6.1 Knowledge and society

If I have seen farther than others, it is because I was standing on the shoulders of giants.

Sir Isaac Newton (Letter to Robert Hooke, 1676)

At the foreground of this final part of the course is one of its more important themes – that knowledge is something held, developed and perpetuated both by and in the context of communities, societies and cultures. Newton's declaration to Hooke (above) supports this view of knowledge, in its acknowledgement of his debt to the many other scientists from whom he learnt and on whose work he built.

Scientific knowledge arises out of a community of scientists. This is not just a matter of adding new knowledge to old; scientists have developed ways of thinking and investigating which have provided them with the intellectual tools for making discoveries and extending knowledge. Present in scientists’ intellectual toolkit are such implements as:

  • deductive and inductive reasoning;

  • the principle of objectivity;

  • procedures for formulating and testing hypotheses;

  • identifying and controlling variables.

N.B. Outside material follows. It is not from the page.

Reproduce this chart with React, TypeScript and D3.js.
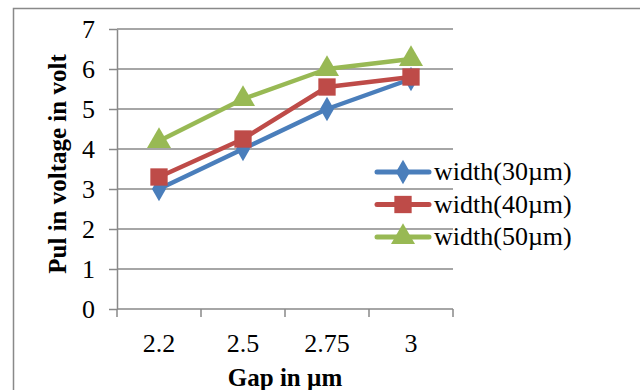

A human grouping based on particular forms of shared knowledge may be called a culture, and the kinds of intellectual supports listed above may be known as cultural tools. Mathematical cultural tools range from counting and tallying to geometry, algebra, calculus and beyond. Linguistic cultural tools include both spoken language and literacy. Within these two categories, we find familiar ways of talking, listening, reading and writing – in the form of reference books, novels, speeches or classroom ‘storytimes’ – as well as an understanding of the meaning of variation, the rules of group discussion, argument and debate. The grid pattern, laptop computer, curriculum documents, and the ‘professional’ language that enables practitioners to carry out their work in early years education, were all cultural tools. The list of language-based cultural tools seems endless, since language can be a medium for countless ways of thinking and interacting in many other knowledge frameworks.

Activity 21: Using different tools

0 hours 20 minutes

Look at the cartoon from Wragg (2004, p. 125) below, which first appeared in the Times Educational Supplement. What cultural tools and cultural knowledge do you use to make sense of it?


Both the language and the use of stylised drawing to convey information are cultural tools. Another is this particular way of conveying a (very) short story through a single image, accompanied by a line of text. We recognise the characters as ‘cavemen’, possibly from television documentaries or school history (where we may also have learnt about cave paintings or drawings). However, more likely (especially when they are depicted in this form) we recognise them from such cultural products as Stig of the Dump or The Flintstones.

We also recognise more modern cultural or social constructions, such as the use of mass production techniques and the status of one member who is obviously ‘the boss’. Part of the cartoon's humour is derived from the way that people who are obviously from a prehistoric culture are apparently acting as though they were from a modern culture.

The cartoon's original audience, school teachers, will have felt its resonance with their own contemporary culture, where it is ‘correct thoughts’ rather than original ideas that are recognised and rewarded.

The socio-cultural perspective we are developing throughout our discussion has profound implications for early years practitioners as educators. It implies that, to understand the ways in which we learn and construct knowledge, we must be aware of how knowledge and learning are socially and culturally constructed. Of course, our socio-culturally constructed view of what education is influences the way in which schools and other educational settings operate, and this in turn influences our view of what learning and knowledge are.